The big news coming out of Ultimate Fighting Championship (UFC) is that the UFC 151: Jones vs. Henderson pay-per-view (PPV) was cancelled. Dan Henderson suffered a partial rupture of his MCL forcing him to pull out of the main event. Chael Sonnen agreed to step in and face Jon Jones on nine days notice, thus saving the Sept. 1 event.
Except "Bones" was having none of it.
At the behest of his trainer, Greg Jackson, Jones turned down the fight as a "business decision." UFC 151, which admittedly was an extremely weak card, was forced to be trashed upon the realization no one would be paying $50-plus for a show with no main event.

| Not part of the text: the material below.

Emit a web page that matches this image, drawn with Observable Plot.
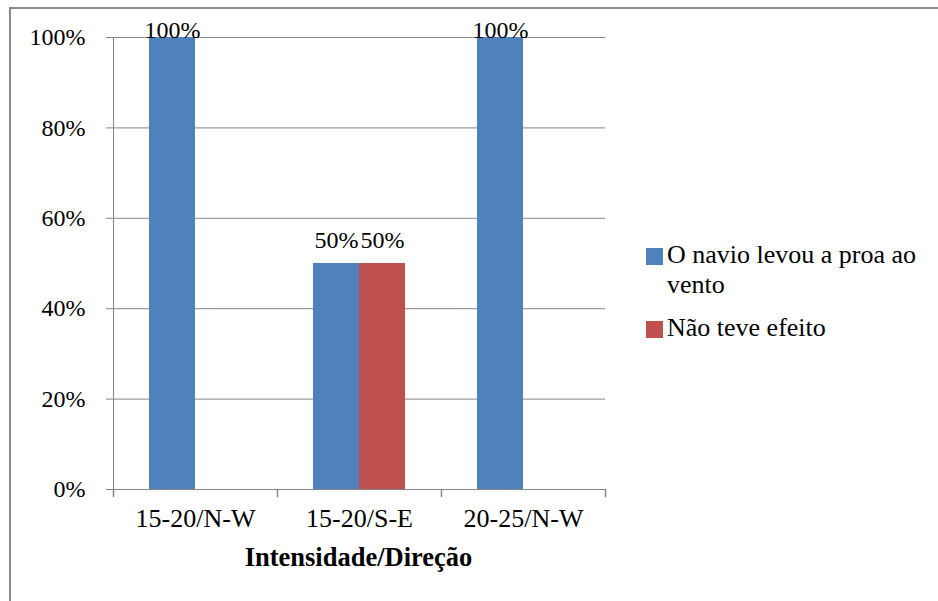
<!DOCTYPE html>
<html>
<head>
<meta charset="utf-8">
<script src="https://cdn.jsdelivr.net/npm/d3@7"></script>
<script src="https://cdn.jsdelivr.net/npm/@observablehq/plot@0.6"></script>
<style>
  html, body { margin: 0; padding: 0; background: #fff; }
  #wrap { position: relative; width: 938px; height: 601px; overflow: hidden; font-family: "Liberation Serif", Tinos, "Times New Roman", "DejaVu Serif", serif; }
  #chart { position: absolute; left: 0; top: 0; }
  #border { position: absolute; left: 9px; top: 7px; width: 1000px; height: 700px; border-left: 2px solid #8a8a8a; border-top: 2px solid #8a8a8a; pointer-events: none; }
  #xtitle { position: absolute; left: 112px; width: 493px; top: 542px; text-align: center; font-weight: bold; font-size: 26.5px; line-height: 30px; color: #000; }
  #legend { position: absolute; left: 646px; top: 240px; font-size: 26px; color: #000; }
  .item { position: relative; padding-left: 21px; line-height: 30px; }
  .item + .item { margin-top: 13px; }
  .sw { position: absolute; left: 0; top: 8px; width: 17px; height: 17px; }
</style>
</head>
<body>
<div id="wrap">
  <div id="chart"></div>
  <div id="border"></div>
  <div id="xtitle"></div>
  <div id="legend"></div>
</div>
<script>
const categories = ["15-20/N-W", "15-20/S-E", "20-25/N-W"];
const seriesNames = ["O navio levou a proa ao vento", "Não teve efeito"];
const seriesColors = ["#4F81BD", "#C0504D"];
const levouProa = [100, 50, 100];
const naoTeveEfeito = [null, 50, null];
const yTicks = [0, 20, 40, 60, 80, 100];
const xTitle = "Intensidade/Direção";

const seriesValues = [levouProa, naoTeveEfeito];
const data = [];
categories.forEach((c, i) => {
  seriesNames.forEach((s, j) => {
    const v = seriesValues[j][i];
    if (v != null) data.push({cat: c, series: s, value: v});
  });
});
const pct = d => d + "%";
const gray = "#868686";
const serif = "'Liberation Serif', Tinos, 'Times New Roman', 'DejaVu Serif', serif";
const tickShape = {draw(context, length) { context.moveTo(0, 0); context.lineTo(0, -length); }};
const lastCat = categories[categories.length - 1];

const chart = Plot.plot({
  width: 938,
  height: 601,
  marginLeft: 112,
  marginRight: 333,
  marginTop: 37,
  marginBottom: 112,
  style: {fontFamily: serif, fontSize: "24px", color: "#000", background: "transparent", overflow: "visible"},
  fx: {domain: categories, paddingInner: 0, paddingOuter: 0, label: null},
  x: {domain: seriesNames, paddingInner: 0, paddingOuter: 0.745, axis: null},
  y: {domain: [0, 100], label: null},
  color: {domain: seriesNames, range: seriesColors},
  marks: [
    Plot.gridY(yTicks, {stroke: gray, strokeOpacity: 1, strokeWidth: 1}),
    Plot.axisY(yTicks, {tickSize: 7, tickPadding: 21, tickFormat: pct, stroke: gray, fill: "#000", label: null, fontSize: 24}),
    Plot.frame({anchor: "left", stroke: gray, facetAnchor: "left"}),
    Plot.ruleY([0], {stroke: gray}),
    Plot.barY(data, {fx: "cat", x: "series", y: "value", fill: "series"}),
    Plot.text(data.filter(d => d.value < 100), {fx: "cat", x: "series", y: "value", text: d => pct(d.value), lineAnchor: "bottom", dy: -16, fill: "#000", fontSize: 24}),
    Plot.text(data.filter(d => d.value >= 100), {fx: "cat", x: "series", y: "value", text: d => pct(d.value), lineAnchor: "bottom", dy: 0, fill: "#000", fontSize: 24}),
    Plot.vector(categories, {fx: d => d, frameAnchor: "bottom-left", length: 7, rotate: 180, anchor: "start", shape: tickShape, stroke: gray}),
    Plot.vector([lastCat], {fx: d => d, frameAnchor: "bottom-right", length: 7, rotate: 180, anchor: "start", shape: tickShape, stroke: gray}),
    Plot.axisFx({anchor: "bottom", tickSize: 0, tickPadding: 19, label: null, fill: "#000", fontSize: 26})
  ]
});
document.getElementById("chart").appendChild(chart);
document.getElementById("xtitle").textContent = xTitle;

const legend = document.getElementById("legend");
seriesNames.forEach((s, j) => {
  const item = document.createElement("div");
  item.className = "item";
  item.style.width = "275px";
  const sw = document.createElement("span");
  sw.className = "sw";
  sw.style.background = seriesColors[j];
  item.appendChild(sw);
  item.appendChild(document.createTextNode(s));
  legend.appendChild(item);
});
</script>
</body>
</html>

It was the perfect storm of bad luck, poor planning, and straight up selfishness. UFC President Dana White's only option was to cancel a PPV for the first time in 11 years. It must be terrible to feel this helpless, to watch the company you helped grow to unprecedented levels receive one of the worst black marks in its history.
It also makes you wonder if he's feeling a pang of jealousy towards WWE.
Dana wishes, nay fantasizes, about having a fraction of the control over his company that Vince McMahon has with WWE. When Vince says jump, he has dozens of employees scrambling to the top rope. John Cena is working over 300 days a year (more if you count the Make-A-Wish and promotional tours) through injury and divorce, without the slightest hint of complaint.
Dana can't even get Jones, his most marketable star, to work a PPV he already spent months training for.
The two organizations operate in distinct spheres. Mixed martial arts (MMA) is the purest of blood sports, the modern equivalent of the Roman gladiators. Meanwhile, pro wrestling is an athletic art form, a metaphor for "real" sports. The two have maintained a wall of separation church and state could respect. UFC relies on the "legitimacy" of its competition to survive. If people believed that the fights were "worked", they would have no reason to spend money on the product.
Sports Entertainment, on the other hand, actually benefits from not having to worry about real fighting. There is a reason the Brawl for All failed so miserably. A great fight is often a happy accident. Unless there is an awesome knockout or a spectacular submission, allowing a match to be decided by the judges tends to leave many fans unhappy. When you are able to control not just the outcome of a match, but how each move plays out, it gives you a level of control over your workers.
It is this control White does not possess.
Dana is at the mercy of Jones. The Light Heavyweight Champion can determine who and when he fights. I would venture to call him the Hulk Hogan of the UFC. The only difference being that Jones can legitimately lose his title in the Octagon. With a sparkling 16-1 record (his only loss a disqualification) who knows when he'll be dropping the strap? Until that point, he has the power to cause another situation such as UFC 151.
Of course, there are guys in the WWE who have refused to play ball as well. The most famous example being "The Montreal Screwjob."
Bret Hart, the WWE Champion, was leaving to the rival World Championship Wrestling (WCW) and was refusing to drop the title to Shawn Michaels at the 1997 Survivor Series in Montreal. Although Hart promised to lose to Michaels the next night on Raw, it was not up to him to determine his fate.
Vince made sure that Hart would not be taking his championship to WCW. When Michaels put Hart in a Sharpshooter the referee was told to ring the bell and Michaels was declared the victor, even though Hart had not tapped out. While it could have been seen as a black mark against WWE it actually ended up working out pretty well. Hart was left to languish in WCW, the character "Mr. McMahon" was born, and the Attitude Era started with a bang.
Somehow, I don't see Mr. White being able to pull off the same stunt.
I'm in no way suggesting the UFC should start fixing fights. MMA is its own sport and shouldn't be copying pro wrestling. It's not what the paying fans want. But I bet Dana would love to have more control over his employees. He can cut his "do you want to be a f*cking fighter?" promo as many times as he wants but if his employees don't want to step up and help the company, disasters like UFC 151 are bound to happen.
In a way, White pays Jones' bills. The champion's sponsorship deal with Nike would not have happened if UFC hadn't made headways into the American mainstream. The problem is that Jones would not have gotten the Nike deal without the gold belt sitting on his waist. So now he is putting the title, and himself, ahead of the promotion whose name is on the strap.
And Dana can't do anything about it.
You know what would have happened if this was WWE? If a single wrestler caused an entire PPV cancellation? If a company employee refused to play by McMahon's rules?
They wouldn't be able to play, period.